Fix a graph \(G=(V, E)\) with \(2^{10} = 1024\) vertices, and let \(s, t \in V\). Let \(T(k)\) be the runtime of MiddleFirstSearch on input \(G(V, E), s, t, k\). Write a recurrence relation for \(T(k)\). You can ignore floors and ceilings.

Solution

\(T(k) = 2^{10}\cdot T(k/2) + 2^{10}\cdot T(k/2) + 2^{10} = T(k) = 2^{11}\cdot T(k/2) + 1\)

2.2

Solve the recurrence from the previous problem.

Solution

This is a standard form recurrence with \(a = 2^{11}, b = 2, f(k) = 1\). The leaf work is \(k^{\log_2(2^{11})} = k^{11}\). The root work is \(1 = k^0\). \(k^0 = O(k^{10}) = O(k^{11 - \epsilon})\) for \(\epsilon =1\). Thus, we are in the leaf-heavy case of The Master Theorem, and \(T(k) = k^{ 11 }\).

2.3

Let \(T(n)\) be the runtime of MiddleFirstSearch on input \(G(V, E), s, t, n\) where \(n = |V|\).
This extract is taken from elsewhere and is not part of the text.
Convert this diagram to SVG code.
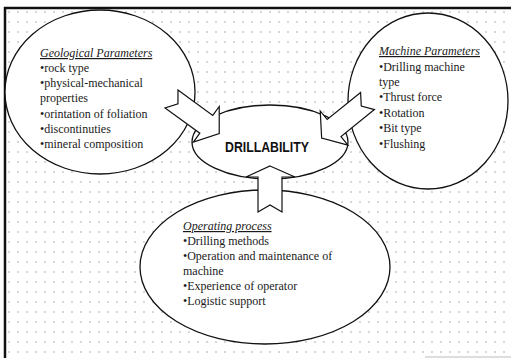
<svg xmlns="http://www.w3.org/2000/svg" width="511" height="358" viewBox="0 0 511 358">
<defs>
<pattern id="dots" x="5" y="8" width="9" height="10" patternUnits="userSpaceOnUse">
<circle cx="4" cy="4" r="0.75" fill="#9a9a9a"/>
</pattern>
<style>
.ell{fill:#fff;stroke:#111;stroke-width:1.3}
.arr{fill:#fff;stroke:#111;stroke-width:1.2;stroke-linejoin:miter}
.t{font-family:"Liberation Serif","Times New Roman",serif;font-size:12px;fill:#1a1a1a}
.h{font-style:italic;text-decoration:underline}
.big{font-family:"Liberation Sans",Arial,sans-serif;font-weight:bold;font-size:15px;fill:#111}
</style>
</defs>
<rect x="0" y="0" width="511" height="358" fill="#fff"/>
<rect x="5" y="8" width="506" height="350" fill="url(#dots)"/>
<line x1="4" y1="8" x2="511" y2="8" stroke="#111" stroke-width="2.5"/>
<line x1="5" y1="7" x2="5" y2="358" stroke="#111" stroke-width="2.5"/>
<line x1="425" y1="357" x2="511" y2="357" stroke="#bbb" stroke-width="1"/>

<g id="geological">
<ellipse class="ell" cx="100" cy="92" rx="95" ry="82"/>
<text class="t h" x="40" y="57">Geological Parameters</text>
<text class="t" x="40" y="72">•rock type</text>
<text class="t" x="40" y="87">•physical-mechanical</text>
<text class="t" x="40" y="102">properties</text>
<text class="t" x="40" y="118">•orintation of foliation</text>
<text class="t" x="40" y="133">•discontinuties</text>
<text class="t" x="40" y="148">•mineral composition</text>
</g>

<g id="machine">
<ellipse class="ell" cx="428" cy="101" rx="80" ry="88"/>
<text class="t h" x="379" y="55">Machine Parameters</text>
<text class="t" x="379" y="71">•Drilling machine</text>
<text class="t" x="379" y="86">type</text>
<text class="t" x="379" y="101">•Thrust force</text>
<text class="t" x="379" y="117">•Rotation</text>
<text class="t" x="379" y="132">•Bit type</text>
<text class="t" x="379" y="148">•Flushing</text>
</g>

<g id="operating">
<ellipse class="ell" cx="265" cy="267" rx="125" ry="77"/>
<text class="t h" x="183" y="230">Operating process</text>
<text class="t" x="183" y="245">•Drilling methods</text>
<text class="t" x="183" y="260">•Operation and maintenance of</text>
<text class="t" x="183" y="275">machine</text>
<text class="t" x="183" y="290">•Experience of operator</text>
<text class="t" x="183" y="305">•Logistic support</text>
</g>

<g id="drillability">
<ellipse class="ell" cx="270" cy="142" rx="78" ry="37"/>
<text class="big" x="225" y="152" textLength="84" lengthAdjust="spacingAndGlyphs">DRILLABILITY</text>
</g>

<g id="connectors">
<polygon class="arr" transform="translate(171.5,99) rotate(36)" points="0,-11 43,-11 43,-22 59,0 43,22 43,11 0,11 8,0"/>
<polygon class="arr" transform="translate(367.5,101) rotate(141)" points="0,-11 43,-11 43,-22 59,0 43,22 43,11 0,11 8,0"/>
<polygon class="arr" points="270,166 295,177 282,177 282,212 270,205 258,212 258,177 246,177"/>
</g>
</svg>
Find the best upper bound on \(T(n)\) that you can. Provide some justification for your bound.

Solution

The recurrence is \(T(n) = 2n \cdot T(n/2) + n\).

Note: the Master Theorem is not applicable here since \(a\), the braching factor, is not constant (it depends on \(n\)). However, it happens to give the right answer in this particular case.

The leaf work is \(n^{\log_2(2n)}\), the root work is \(n\). The leaf work clearly dominates the root work, so the runtime is \(T(n) = \Theta(n^{\log_2(2n)}) = \Theta(n^{\log(n) + 1})\).

Since the Master Theorem doesn’t actually apply here, we can directly analyse the recursion tree. The height of the recursion tree is \(\log_2(n)\), at level \(h\), there are \((2n)^h\) nodes, each doing work \(n/2^h\). The work being done at level \(h\) is then \(n^{h+1}\).

\[ \sum_{h=0}^{\log_2(n)} n^{h+1} = n \cdot \frac{n^{\log_2(n)+1} - 1}{n - 1} = O(n^{\log_2(n) + 1}). \]

Note we used the formula for the sum of a geometric series.

Anything around \(n^{\log(n)} = 2^{\log^2(n)}\) with justification is fine.